Thursday, April 29, 2010
#80-E – NOSTALGIA
When I was a kid there was no police force in Weston, and many people drove much loved old cars, like the new old car I was driving now. It felt more like wild country than the carefully tended commuter town it was becoming. There was still a farm in the town, cows milked by hand, belonging to David Coley, who was the uncle of my friend Fred Coley. And we almost had a farm ourselves – my father and mother raising chickens and goats and at one point pigs and ducks too as a way to get around wartime food rationing.
Fred Coley and I and Jason Bacon and sometimes other school friends roamed the woods, even trapped in the woods, while Peter Cooper, who was older, was tooling around down in Westport in cars with broken mufflers. We had encounters with deadly copperheads, and once with a rattlesnake. We fished and swam in a river that was deep and still behind an old waterfall dam that had powered the heavy stone wheels for sharpening axes in a by now long abandoned ax factory. Abandoned sharpening wheels still lay all around in the damp ground near the foot of the waterfall.
Above the dam we swam every day. I once came upon Jason’s barely pubescent sister Patsy skinny dipping there. Many of our fathers commuted into the city every day, but many others were out here in the country, working as builders and road repairers and carpenters and plumbers, and some were poor Scandinavian immigrants who worked in a functioning factory ten miles away that made fences.
Patsy was almost in our circle since, though younger, she was as developed as the girls in our class. On the periphery was Jason’s artist brother Bruce, who had been too young to join us back in the early days, but whom we saw often later in the city when he was a popular functioning artist with a succession of appealing girlfriends. To our envy, he had entered high school just at the point where actual sex with a girlfriend had ceased being an anomaly.
After parking the car I cross the road and walk into my childhood area. The hill with the now long unused water tank is still there in the field up behind the house I grew up in and the smaller one next door that my parents moved to later. A windmill that when I was a child could still be used to pump water up to the tank had been torn down, and anyway an electric motor had taken over its function even before my parents bought the big house. We used to talk with pride of how water came to our house by what we called Gravity Flow, a term that seemed to my brother and me to connect us to pioneer days.
Adjoining the field still was woodland that before my time had been fields for crops and grazing, which was clear from the old crumbling overgrown stone walls that were still there. I walked up to what I thought of as my special place, up behind the houses and below where the windmill had been. It was between two converging crumbling stone walls, right at a small, slow stream that had frogs and salamanders and Jack-in-the-pulpit plants and ragweed and dragon flies and sometimes snakes. What I noticed most this time, but has apparently kept myself from noticing before, was that even now, with summer foliage, you could clearly see from all directions anyone who might be in this spot that I had convinced myself was secret and private.

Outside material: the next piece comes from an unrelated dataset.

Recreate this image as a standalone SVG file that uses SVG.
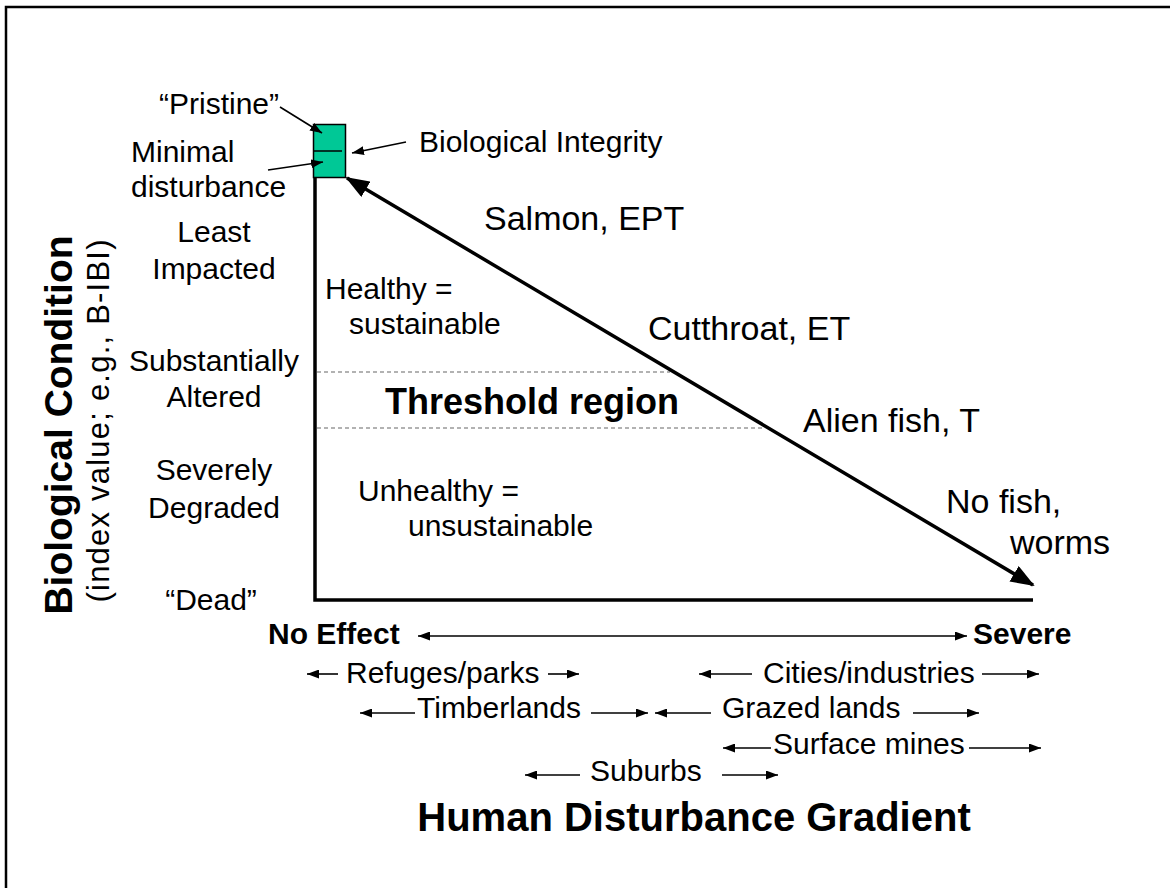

Mario noticed as we drove around the town that there were no direction signs – as if it were a clever way to confuse an invading enemy. I told him how my parents and their friends so feared that swarthy working class boys would come over from Bridgeport to use our swimming places. I drove now to Sherwood Island, a state park with beaches on the Long Island Sound used by local people, including the high school girls I used to admire from a distance, and also by people who, like Mario and I, drove up from the city. I tried to recapture what it had been like to look at and long for girls in bathing suits before I had had any experience of actual sex with girls.
I was roaming in my past. And I was thinking of Vermont, where Mario would be joining me. And I remembered that sometime after I had gone away and Weston was becoming more costly and rarefied, most of the old New Englanders, including a great many Coleys, had migrated en masse to some unspoiled place in Vermont. I did not think to try to find out where. I did not connect that phenomena with what I might be doing.
But past and present were mixing together fast in other ways. As in my next move, which was to drive out to Long Island for Bruce Bacon’s funeral.